Indeed, Covid struck unexpectedly, and its rampage was utterly unforeseeable.  That alone would be enough to disrupt the best-laid plans and bury plenty of hopes. Yet, some 20 months into the pandemic crisis, it is almost as unclear as ever how we will manage the transition to a world where the virus has become endemic – no horizon, no defined path, no plausible timetable. It increasingly feels like we are going through a long and painful goodbye, an inescapable crash agonizingly watched in slow-motion. 

No matter how well it may have served in the past, the more the extant approach lasts, the more it looks untenable. We would be wrong to discount people’s resilience. But it would be foolish to take it for granted. An uncertainty that draws out confidence and hope lingers on.

Then, the gambling concessions, bread-and-butter providers for so many and so long, are coming to an end in less than one year. At the best of times, any negotiations, if not just aiming to renovate the existing concessions, could open several cans – if not of the proverbial worms, at least of long-repressed desires and claims. Even ignoring other complicating factors, the current economic conditions alone make it challenging to carry sensible negotiations.  What calculations, expectations, or plans can one hold on to under such doubtful conditions? 

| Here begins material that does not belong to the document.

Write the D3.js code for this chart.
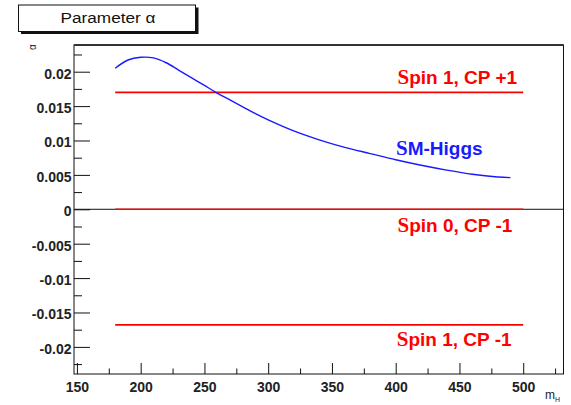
<!DOCTYPE html>
<html>
<head>
<meta charset="utf-8">
<script src="https://cdn.jsdelivr.net/npm/d3@7"></script>
<style>
  html, body { margin: 0; padding: 0; background: #fff; }
  svg { display: block; }
  text { font-family: "Liberation Sans", Arial, Helvetica, sans-serif; }
</style>
</head>
<body>
<svg id="chart" width="571" height="405"></svg>
<script>
// ---- data ----
const massPoints = [180, 190, 200, 210, 220, 230, 240, 250, 260, 270, 280, 290, 300, 320, 340, 360, 380, 400, 420, 440, 460, 480, 490];
const smHiggsAlpha = [0.0205, 0.0217, 0.0221, 0.0220, 0.0213, 0.0202, 0.0191, 0.0180, 0.0169, 0.0159, 0.0149, 0.0139, 0.0130, 0.0114, 0.0101, 0.0090, 0.0081, 0.0072, 0.0064, 0.0057, 0.0051, 0.0047, 0.0046];
const hypothesisNames = ["Spin 1, CP +1", "Spin 0, CP -1", "Spin 1, CP -1"];
const hypothesisAlpha = [0.0170, 0.0, -0.0168];
const hypothesisRange = [180, 500];
const xTickValues = [150, 200, 250, 300, 350, 400, 450, 500];
const xTickLabels = ["150", "200", "250", "300", "350", "400", "450", "500"];
const yTickValues = [-0.02, -0.015, -0.01, -0.005, 0, 0.005, 0.01, 0.015, 0.02];
const yTickLabels = ["-0.02", "-0.015", "-0.01", "-0.005", "0", "0.005", "0.01", "0.015", "0.02"];
const xMinorTicks = [175, 225, 275, 325, 375, 425, 475, 525];
const yMinorTicks = [-0.0225, -0.0175, -0.0125, -0.0075, -0.0025, 0.0025, 0.0075, 0.0125, 0.0175, 0.0225];

// ---- layout ----
const L = 74, R = 563.5, T = 45, B = 374;
const svg = d3.select("#chart");

const x = d3.scaleLinear().domain([147.7, 531.6]).range([L, R]);
const y = d3.scaleLinear().domain([-0.02394, 0.02388]).range([B, T]);

// Title box with shadow
svg.append("rect").attr("x", 21).attr("y", 7.5).attr("width", 177.5).attr("height", 26.5).attr("fill", "#111");
svg.append("rect").attr("x", 18.5).attr("y", 5).attr("width", 177).attr("height", 26.5)
  .attr("fill", "#fff").attr("stroke", "#111").attr("stroke-width", 1);
svg.append("text").attr("x", 108).attr("y", 23).attr("text-anchor", "middle")
  .attr("font-size", 15.5).attr("fill", "#111")
  .attr("textLength", 95).attr("lengthAdjust", "spacingAndGlyphs")
  .text("Parameter α");

// zero line
svg.append("line").attr("x1", L).attr("x2", R).attr("y1", y(0)).attr("y2", y(0))
  .attr("stroke", "#111").attr("stroke-width", 1);

// axes (ticks inward)
const yAxis = d3.axisLeft(y).tickValues(yTickValues)
  .tickFormat((d, i) => yTickLabels[i]).tickSize(-16).tickPadding(2.5);
const gy = svg.append("g").attr("transform", `translate(${L},0)`).call(yAxis);
gy.select(".domain").remove();
gy.selectAll(".tick line").attr("stroke", "#111");
gy.selectAll(".tick text").attr("font-size", 14).attr("font-weight", "bold")
  .attr("fill", "#222").attr("dy", "0.46em");

const yMinor = d3.axisLeft(y).tickValues(yMinorTicks).tickFormat("").tickSize(-8);
const gym = svg.append("g").attr("transform", `translate(${L},0)`).call(yMinor);
gym.select(".domain").remove();
gym.selectAll(".tick line").attr("stroke", "#111");

const xAxis = d3.axisBottom(x).tickValues(xTickValues)
  .tickFormat((d, i) => xTickLabels[i]).tickSize(-11).tickPadding(8);
const gx = svg.append("g").attr("transform", `translate(0,${B})`).call(xAxis);
gx.select(".domain").remove();
gx.selectAll(".tick line").attr("stroke", "#111");
gx.selectAll(".tick text").attr("font-size", 14).attr("font-weight", "bold")
  .attr("fill", "#222");

const xMinor = d3.axisBottom(x).tickValues(xMinorTicks).tickFormat("").tickSize(-5.5);
const gxm = svg.append("g").attr("transform", `translate(0,${B})`).call(xMinor);
gxm.select(".domain").remove();
gxm.selectAll(".tick line").attr("stroke", "#111");

// frame
svg.append("rect").attr("x", L).attr("y", T).attr("width", R - L).attr("height", B - T)
  .attr("fill", "none").attr("stroke", "#111").attr("stroke-width", 1);
svg.append("line").attr("x1", L).attr("x2", R).attr("y1", T).attr("y2", T)
  .attr("stroke", "#333").attr("stroke-width", 2);

// hypothesis lines
hypothesisAlpha.forEach((a, i) => {
  svg.append("line")
    .attr("x1", x(hypothesisRange[0])).attr("x2", x(hypothesisRange[1]))
    .attr("y1", y(a)).attr("y2", y(a))
    .attr("stroke", "#ff0000").attr("stroke-width", 1.6);
});

// SM Higgs curve
const line = d3.line().x((d, i) => x(massPoints[i])).y(d => y(d)).curve(d3.curveCatmullRom.alpha(0.5));
svg.append("path").datum(smHiggsAlpha).attr("d", line)
  .attr("fill", "none").attr("stroke", "#1a1aff").attr("stroke-width", 1.4);

// labels
function label(xv, yPix, txt, color) {
  const t = svg.append("text").attr("x", x(xv)).attr("y", yPix)
    .attr("font-size", 19).attr("font-weight", "bold").attr("fill", color);
  t.append("tspan").attr("font-family", "'Liberation Serif', 'Times New Roman', serif")
    .attr("font-size", 21).text(txt[0]);
  t.append("tspan").text(txt.slice(1));
}
const labelX = 401.4;
label(labelX, 84.3, hypothesisNames[0], "#ff0000");
label(labelX, 231.7, hypothesisNames[1], "#ff0000");
label(labelX - 0.6, 345.5, hypothesisNames[2], "#ff0000");
label(labelX - 1.2, 154.5, "SM-Higgs", "#1a1aff");

// axis titles
svg.append("text").attr("transform", "translate(36,47) rotate(-90)")
  .attr("text-anchor", "middle").attr("font-size", 10).attr("fill", "#222").text("α");
const mt = svg.append("text").attr("x", 545).attr("y", 398.5).attr("font-size", 12).attr("fill", "#222");
mt.append("tspan").text("m");
mt.append("tspan").attr("font-size", 7).attr("dy", 3).text("H");
</script>
</body>
</html>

On a brighter note, one might argue that the potential gains of the activity are – and have proven to be – so attractive that many operators would be willing to risk their hand at the table anyway (if that is desirable is another matter). But no one will deny that these are far from ideal conditions to discuss and set the future course of our flagship industry. 

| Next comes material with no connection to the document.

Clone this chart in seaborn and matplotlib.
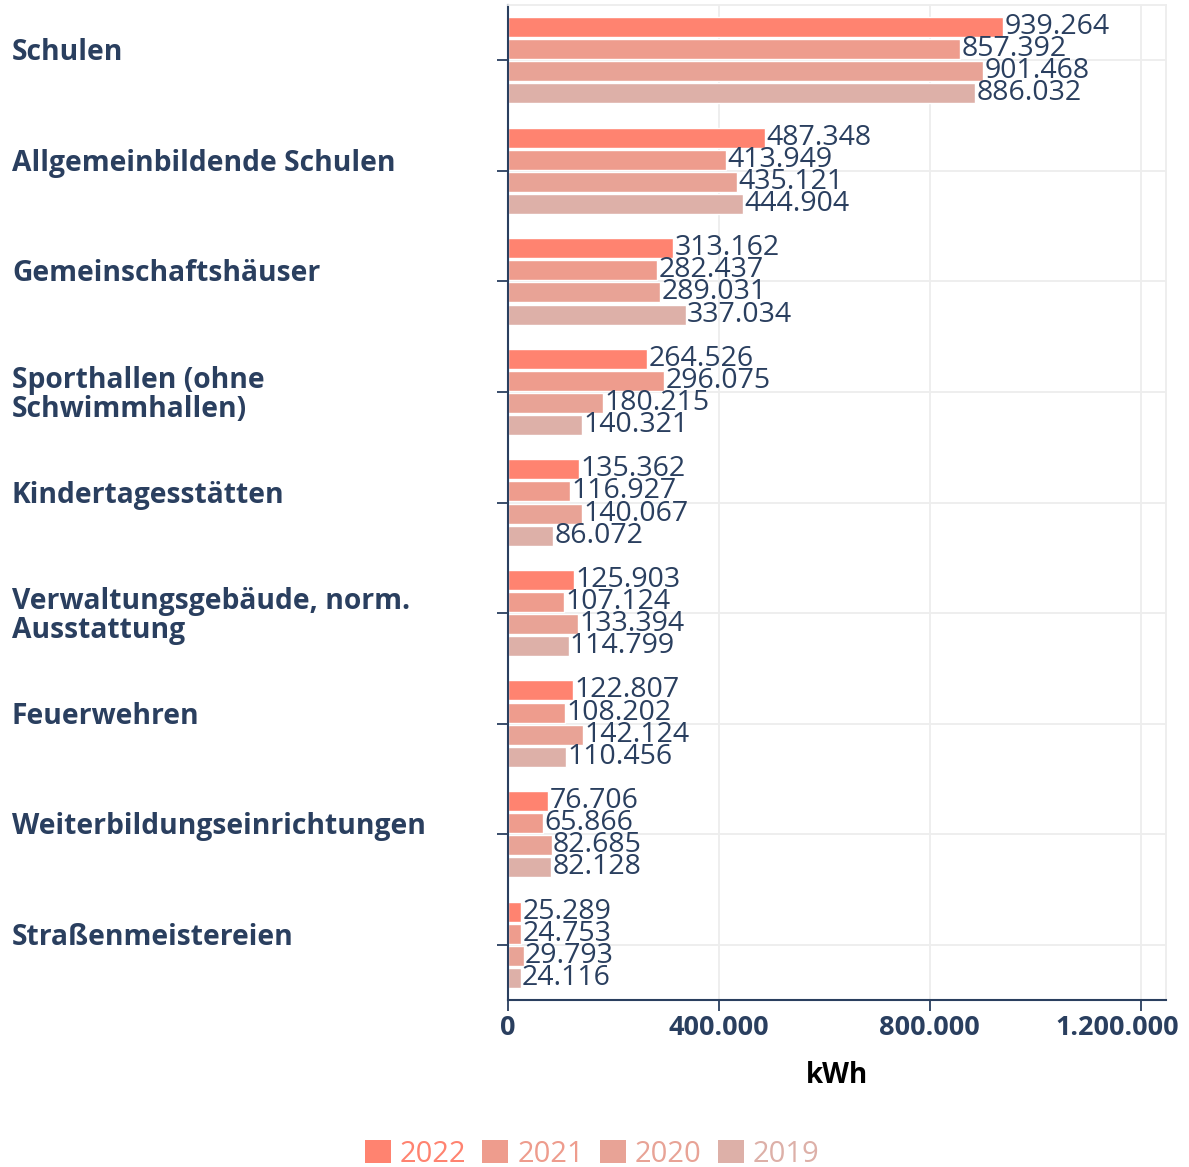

Not to be undone, the international framework has also become more unstable. Regional tensions are rising in more than one spot, and the world trade system is shaken. Supply chains under stress, economic activity disruptions, inflation pressures, you name it, are coalescing into what we might politely define as challenging times for social stability and welfare. 

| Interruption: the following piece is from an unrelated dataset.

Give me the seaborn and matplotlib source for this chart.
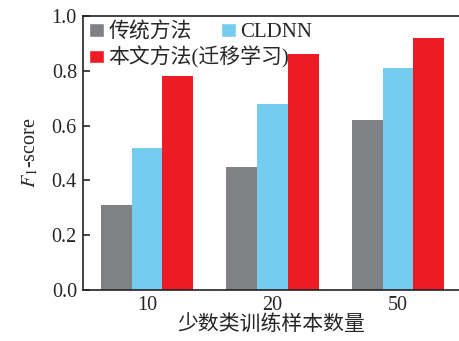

With the occasional military threat lurking, international political strains are building up in the region and away. It all presages cracks in the global economic system and raises the potential for social and political disruption. 

Indeed, as much as change is a constant, so is continuity in many ways. Nothing keeps the same forever or is ever built from naught (other than the Big Bang, that is). Continuity and change both are hallmarks of human endeavors. The hard part, in times like these, is to tell those two apart. As we face tough choices in uncertain waters, we may feel we have to cope with more than our fair share of unknowns. But, paraphrasing Camões again, the most perplexing, possibly, is that things do not seem to change the way they used to happen anymore.